On Thu, Sep 22, 2016 at 10:58 PM David Mertz <mertz@gnosis.cx> wrote:
On Thu, Sep 22, 2016 at 12:35 PM, אלעזר <elazarg@gmail.com> wrote:
I think we're talking about different things here. I just referred to the common need to use the name of the current class in type annotation

class A:
    def add(self, other: A) -> A: ...

Yeah, I find the need for using the string "A" here a wart.
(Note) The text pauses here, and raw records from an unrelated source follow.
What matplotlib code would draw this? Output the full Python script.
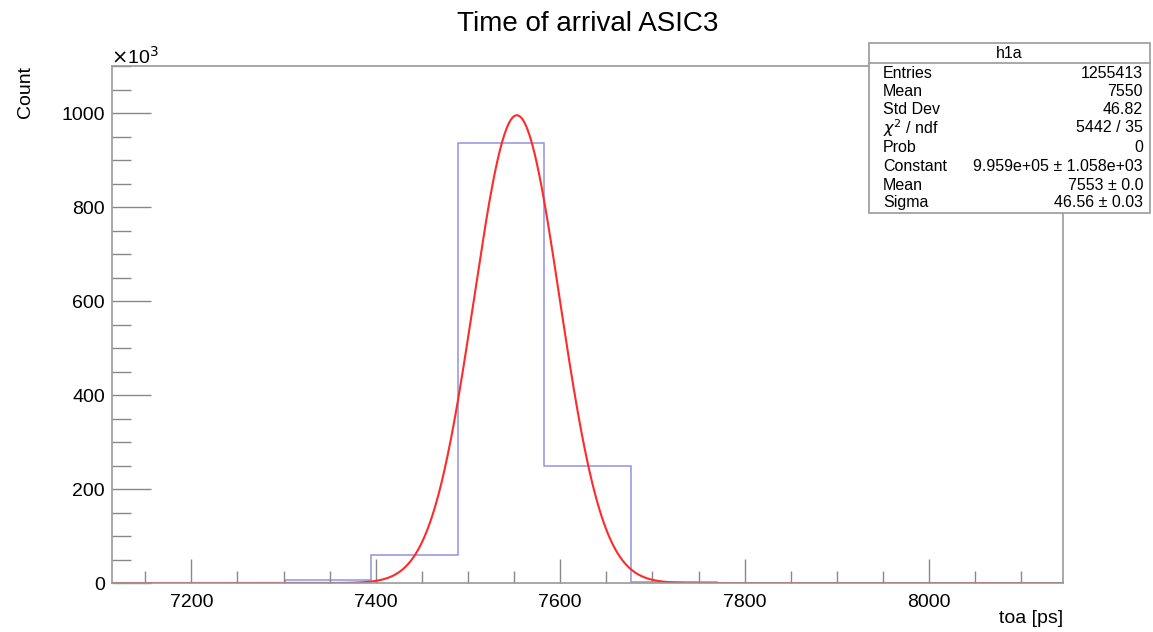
import numpy as np
import matplotlib
matplotlib.use("Agg")
import matplotlib.pyplot as plt
from matplotlib.patches import Rectangle
from matplotlib.ticker import MultipleLocator

plt.rcParams["font.family"] = ["Liberation Sans", "DejaVu Sans"]

# histogram (toa in ps, counts in units of 10^3)
bin_edges = [7114.0, 7207.75, 7301.5, 7395.25, 7489.0, 7582.75, 7676.5,
             7770.25, 7864.0, 7957.75, 8051.5, 8145.25]
counts_k = [0, 0, 6.0, 60.0, 937.0, 250.0, 2.4, 0, 0, 0, 0]

# gaussian fit parameters
fit_const = 9.959e5
fit_mean = 7553.0
fit_sigma = 46.56

stats_names = ["Entries", "Mean", "Std Dev", r"$\chi^2$ / ndf", "Prob",
               "Constant", "Mean", "Sigma"]
stats_values = ["1255413", "7550", "46.82", "5442 / 35", "0",
                "9.959e+05 \u00b1 1.058e+03", "7553 \u00b1 0.0", "46.56 \u00b1 0.03"]

fig = plt.figure(figsize=(11.53, 6.32), dpi=100)
ax = fig.add_axes([0.0971, 0.0775, 0.9220 - 0.0971, 0.895 - 0.0775])

ax.stairs(counts_k, bin_edges, color="#9292e2", linewidth=1.1)
xs = np.linspace(bin_edges[0], bin_edges[-1], 800)
ax.plot(xs, fit_const * np.exp(-0.5 * ((xs - fit_mean) / fit_sigma) ** 2) / 1e3,
        color="#ff2a2a", linewidth=1.5)

ax.set_xlim(bin_edges[0], bin_edges[-1])
ax.set_ylim(0, 1100)
ax.xaxis.set_major_locator(MultipleLocator(200))
ax.xaxis.set_minor_locator(MultipleLocator(50))
ax.yaxis.set_major_locator(MultipleLocator(200))
ax.yaxis.set_minor_locator(MultipleLocator(50))

for s in ax.spines.values():
    s.set_color("#9a9a9a")
    s.set_linewidth(1.2)
ax.tick_params(axis="x", which="major", direction="in", length=17, width=1,
               color="#888888", labelsize=14, pad=8)
ax.tick_params(axis="x", which="minor", direction="in", length=9, width=1,
               color="#888888")
ax.tick_params(axis="y", which="major", direction="in", length=28, width=1,
               color="#888888", labelsize=14, pad=5)
ax.tick_params(axis="y", which="minor", direction="in", length=14, width=1,
               color="#888888")

fig.text(0.51, 0.962, "Time of arrival ASIC3", ha="center", va="center", fontsize=20)
fig.text(0.922, 0.022, "toa [ps]", ha="right", va="center", fontsize=14)
fig.text(0.022, 0.854, "Count", ha="center", va="center", rotation=90, fontsize=14)
fig.text(0.096, 0.910, r"$\times$10$^3$", ha="left", va="center", fontsize=14)

# stats box
bx0, bx1 = 869 / 1153, 1150 / 1153
by0, by1 = 1 - 213 / 632, 1 - 43 / 632
fig.patches.append(Rectangle((bx0, by0), bx1 - bx0, by1 - by0, transform=fig.transFigure,
                             facecolor="white", edgecolor="#9a9a9a", linewidth=1.2,
                             zorder=5))
hy = 1 - 63 / 632
fig.lines.append(plt.Line2D([bx0, bx1], [hy, hy], transform=fig.transFigure,
                            color="#9a9a9a", linewidth=1.2, zorder=6))
fig.text((bx0 + bx1) / 2, 1 - 53 / 632, "h1a", ha="center", va="center",
         fontsize=11.5, zorder=7)
row_y = [73, 91, 109, 128, 147, 166, 185, 203]
for name, val, ry in zip(stats_names, stats_values, row_y):
    fig.text(883 / 1153, 1 - ry / 632, name, ha="left", va="center", fontsize=11.5, zorder=7)
    fig.text(1143 / 1153, 1 - ry / 632, val, ha="right", va="center", fontsize=11.5, zorder=7)

fig.savefig("out.png", dpi=100, facecolor="white")
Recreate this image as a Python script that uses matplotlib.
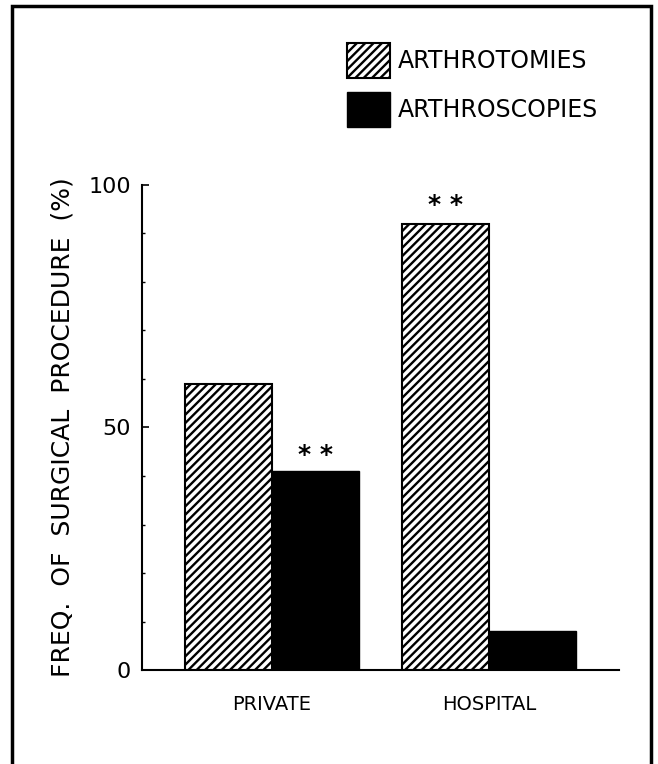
import numpy as np
import matplotlib
matplotlib.use('Agg')
import matplotlib.pyplot as plt
from matplotlib.patches import Rectangle

groups = ['PRIVATE', 'HOSPITAL']
arthrotomies = [59, 92]
arthroscopies = [41, 8]
sig_arthrotomies = ['', '* *']
sig_arthroscopies = ['* *', '']

plt.rcParams['hatch.linewidth'] = 1.7
plt.rcParams['font.family'] = 'DejaVu Sans'

fig = plt.figure(figsize=(6.58, 7.64), dpi=100)
ax = fig.add_axes([0.2158, 0.1230, 0.725, 0.6349])

x = np.array([0, 2.5])
ax.bar(x - 0.5, arthrotomies, width=1, color='white', edgecolor='black',
       hatch='////', linewidth=1.5, label='ARTHROTOMIES')
ax.bar(x + 0.5, arthroscopies, width=1, color='black', edgecolor='black',
       label='ARTHROSCOPIES')

# significance marks
for xi, v, s in zip(x - 0.5, arthrotomies, sig_arthrotomies):
    if s:
        ax.text(xi, v + 3.8, s, ha='center', va='center', fontsize=18,
                fontweight='bold')
for xi, v, s in zip(x + 0.5, arthroscopies, sig_arthroscopies):
    if s:
        ax.text(xi, v + 3.3, s, ha='center', va='center', fontsize=18,
                fontweight='bold')

ax.set_xlim(-1.5, 4.0)
ax.set_ylim(0, 100)
ax.set_yticks([0, 50, 100])
ax.set_yticks(np.arange(0, 101, 10), minor=True)
ax.tick_params(axis='y', which='major', direction='in', length=5, width=1.2,
               labelsize=16, pad=8)
ax.tick_params(axis='y', which='minor', direction='in', length=2.5, width=1)
ax.set_xticks(x)
ax.set_xticklabels(groups, fontsize=14)
ax.tick_params(axis='x', length=0, pad=18)

ax.spines['top'].set_visible(False)
ax.spines['right'].set_visible(False)
ax.spines['left'].set_linewidth(1.5)
ax.spines['bottom'].set_linewidth(1.5)

ax.set_ylabel('FREQ.  OF  SURGICAL  PROCEDURE  (%)', fontsize=18, labelpad=10)

ax.legend(loc='upper left', bbox_to_anchor=(347 / 658, 1 - 43 / 764),
          bbox_transform=fig.transFigure, frameon=False, fontsize=17,
          handlelength=1.8, handleheight=1.9, handletextpad=0.35,
          labelspacing=0.6, borderpad=0, borderaxespad=0)

# border around the figure
fig.add_artist(Rectangle((12 / 658, -0.05), (651 - 12) / 658, 1.05 - 6 / 764,
                         transform=fig.transFigure, fill=False, lw=2.5,
                         clip_on=False))

fig.savefig('out.png', dpi=100)
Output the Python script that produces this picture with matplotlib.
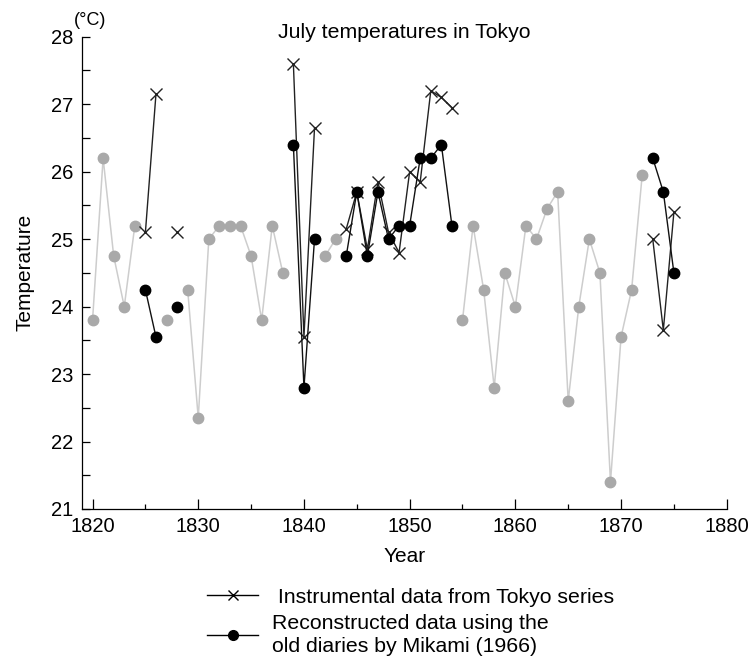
"""July temperatures in Tokyo: instrumental vs reconstructed (Mikami 1966)."""

import numpy as np
import matplotlib

matplotlib.use("Agg")
import matplotlib.pyplot as plt
from matplotlib.lines import Line2D
from matplotlib.ticker import MultipleLocator

plt.rcParams["font.family"] = ["Liberation Sans", "DejaVu Sans"]

nan = np.nan
YEARS = list(range(1820, 1876))

# other years (grey, not in legend); gaps where the diary series exists
OTHER = [23.8, 26.2, 24.75, 24.0, 25.2, nan, nan, 23.8, nan, 24.25,
         22.35, 25.0, 25.2, 25.2, 25.2, 24.75, 23.8, 25.2, 24.5, nan,
         nan, nan, 24.75, 25.0, nan, nan, nan, nan, nan, nan,
         nan, nan, nan, nan, nan, 23.8, 25.2, 24.25, 22.8, 24.5,
         24.0, 25.2, 25.0, 25.45, 25.7, 22.6, 24.0, 25.0, 24.5, 21.4,
         23.55, 24.25, 25.95, nan, nan, nan]

# reconstructed from the old diaries (black dots)
DIARY = [nan, nan, nan, nan, nan, 24.25, 23.55, nan, 24.0, nan,
         nan, nan, nan, nan, nan, nan, nan, nan, nan, 26.4,
         22.8, 25.0, nan, nan, 24.75, 25.7, 24.75, 25.7, 25.0, 25.2,
         25.2, 26.2, 26.2, 26.4, 25.2, nan, nan, nan, nan, nan,
         nan, nan, nan, nan, nan, nan, nan, nan, nan, nan,
         nan, nan, nan, 26.2, 25.7, 24.5]

# instrumental Tokyo series (crosses)
INSTR = [nan, nan, nan, nan, nan, 25.1, 27.15, nan, 25.1, nan,
         nan, nan, nan, nan, nan, nan, nan, nan, nan, 27.6,
         23.55, 26.65, nan, nan, 25.15, 25.7, 24.85, 25.85, 25.1, 24.8,
         26.0, 25.85, 27.2, 27.1, 26.95, nan, nan, nan, nan, nan,
         nan, nan, nan, nan, nan, nan, nan, nan, nan, nan,
         nan, nan, nan, 25.0, 23.65, 25.4]


def main():
    fig = plt.figure(figsize=(7.5, 6.57), dpi=100)
    ax = fig.add_axes([0.1093, 0.2253, 0.8597, 0.7188])

    ax.plot(YEARS, OTHER, "-o", color="#cdcdcd", lw=1.1, ms=7.5,
            mfc="#a9a9a9", mec="#a9a9a9", zorder=2)
    ax.plot(YEARS, INSTR, "-x", color="#222222", lw=1.0, ms=8, mew=1.0, zorder=3)
    ax.plot(YEARS, DIARY, "-o", color="#111111", lw=1.0, ms=7.5,
            mfc="black", mec="black", zorder=4)

    ax.set_xlim(1819, 1880)
    ax.set_ylim(21, 28)
    ax.xaxis.set_major_locator(MultipleLocator(10))
    ax.xaxis.set_minor_locator(MultipleLocator(5))
    ax.yaxis.set_major_locator(MultipleLocator(1))
    ax.yaxis.set_minor_locator(MultipleLocator(0.5))
    ax.tick_params(axis="both", which="both", direction="in", labelsize=14.5,
                   width=0.9, pad=6)
    ax.tick_params(axis="x", which="major", length=7)
    ax.tick_params(axis="x", which="minor", length=3.5)
    ax.tick_params(axis="y", which="both", length=5.5)
    for s in ("top", "right"):
        ax.spines[s].set_visible(False)
    for s in ("left", "bottom"):
        ax.spines[s].set_linewidth(0.9)

    ax.set_xlabel("Year", fontsize=15, labelpad=8)
    ax.set_ylabel("Temperature", fontsize=15, labelpad=12)
    ax.text(0.5, 1.008, "July temperatures in Tokyo", transform=ax.transAxes,
            ha="center", va="center", fontsize=15.3)
    ax.text(-0.012, 1.035, "(°C)", transform=ax.transAxes, ha="left",
            va="center", fontsize=13)

    handles = [
        Line2D([], [], color="black", lw=1.0, marker="x", ms=7, mew=1.0),
        Line2D([], [], color="black", lw=1.0, marker="o", ms=7),
    ]
    labels = [" Instrumental data from Tokyo series",
              "Reconstructed data using the\nold diaries by Mikami (1966)"]
    fig.legend(handles, labels, loc="upper left", bbox_to_anchor=(0.276, 0.1053),
               frameon=False, fontsize=15.3, handlelength=2.42, handletextpad=0.65,
               labelspacing=0.33, borderpad=0, borderaxespad=0)
    for t in fig.legends[0].get_texts():
        t.set_linespacing(1.25)

    fig.savefig("out.png", dpi=100)


if __name__ == "__main__":
    main()
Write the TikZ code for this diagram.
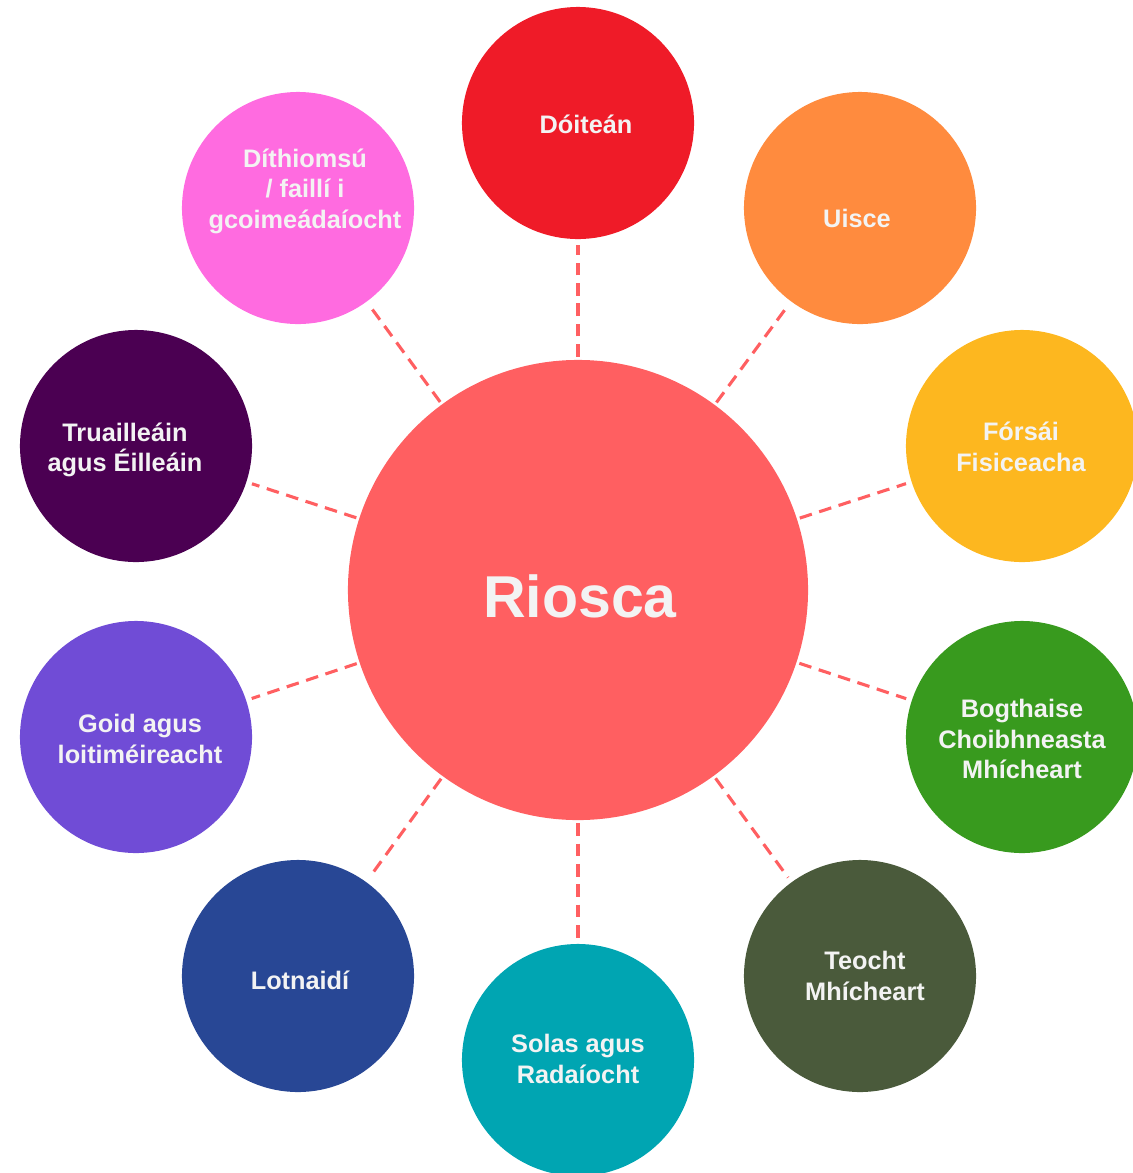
\documentclass[tikz,border=0pt]{standalone}
\usepackage{fontspec}
\setmainfont{Liberation Sans}
\usepackage{tikz}

\definecolor{riosca}{RGB}{255,95,97}
\definecolor{doitean}{RGB}{239,27,40}
\definecolor{uisce}{RGB}{255,139,62}
\definecolor{forsai}{RGB}{253,183,31}
\definecolor{bogthaise}{RGB}{56,154,30}
\definecolor{teocht}{RGB}{74,90,59}
\definecolor{solas}{RGB}{0,165,178}
\definecolor{lotnaidi}{RGB}{40,71,149}
\definecolor{goid}{RGB}{112,76,214}
\definecolor{truailleain}{RGB}{75,0,82}
\definecolor{dithiomsu}{RGB}{255,107,224}
\definecolor{bantext}{RGB}{243,243,243}

\tikzset{
  bubble/.style={circle, minimum size=5.8cm, inner sep=0pt, text=bantext,
    font=\fontsize{18}{21.7}\selectfont\bfseries, align=center},
  hub/.style={circle, minimum size=11.5cm, inner sep=0pt, fill=riosca, text=bantext,
    font=\fontsize{42}{48}\selectfont\bfseries},
  link/.style={draw=riosca, line width=2.2pt, dash pattern=on 9pt off 5.5pt,
    shorten <=2pt, shorten >=4pt}
}

\begin{document}
\begin{tikzpicture}[x=0.025cm, y=-0.025cm]
     \useasboundingbox (0,0) rectangle (1133,1173);

            \node[hub] (riosca) at (578,590) {};
            \node[text=bantext, font=\fontsize{42}{48}\selectfont\bfseries] (rioscatext) at (580,596) {Riosca};

            \node[bubble, fill=doitean] (doitean) at (578,123) {};
            \node[bubble, fill=uisce] (uisce) at (860,208) {};
            \node[bubble, fill=forsai] (forsai) at (1022,446) {};
            \node[bubble, fill=bogthaise] (bogthaise) at (1022,737) {};
            \node[bubble, fill=teocht] (teocht) at (860,976) {};
            \node[bubble, fill=solas] (solas) at (578,1060) {};
            \node[bubble, fill=lotnaidi] (lotnaidi) at (298,976) {};
            \node[bubble, fill=goid] (goid) at (136,737) {};
            \node[bubble, fill=truailleain] (truailleain) at (136,446) {};
            \node[bubble, fill=dithiomsu] (dithiomsu) at (298,208) {};

            % labels, a little off centre as in the sketch
            \node[bubble] (doiteanlbl) at (586,124) {D\'oite\'an};
            \node[bubble] (uiscelbl) at (857,218) {Uisce};
            \node[bubble] (forsailbl) at (1021,447) {F\'ors\'ai\\Fisiceacha};
            \node[bubble] (bogthaiselbl) at (1022,739) {Bogthaise\\Choibhneasta\\Mh\'icheart};
            \node[bubble] (teochtlbl) at (865,976) {Teocht\\Mh\'icheart};
            \node[bubble] (solaslbl) at (578,1059) {Solas agus\\Rada\'iocht};
            \node[bubble] (lotnaidilbl) at (300,980) {Lotnaid\'i};
            \node[bubble] (goidlbl) at (140,739) {Goid agus\\loitim\'eireacht};
            \node[bubble] (truailleainlbl) at (125,450) {Truailleáin\\agus Éilleáin};
            \node[bubble] (dithiomsulbl) at (305,191) {D\'ithiomsú\\/ faill\'i i\\gcoime\'ada\'iocht};

            \foreach \spoke in {doitean,uisce,forsai,bogthaise,teocht,solas,lotnaidi,goid,truailleain,dithiomsu}
              \draw[link] (riosca) -- (\spoke);
     \end{tikzpicture}
\end{document}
Rather than change the entire semantics of annotations, it feels like a placeholder for this meaning would be better.  E.g.:

class A:
    def __add__(self, other: CLS) -> CLS: ...

A static checker could do the magic of recognizing that special name easily enough (no harder than recognizing the quoted string).  At runtime 'CLS' could either just be a singleton with no other behavior... or perhaps it could be some sort of magic introspection object.  It's more verbose, but you can also spell it now as:

class A:
    def __add__(self, other: type(self)) -> type(self): ...

That's a little ugly, but it expresses the semantics we want.  

Mypy fails on this, and version 4.4 fails very hard and ugly, with errors for each line to the end of the file + 1. It can be fixed of course, but it's worth noting: mypy does not expect arbitrary expression - because it is an annotation.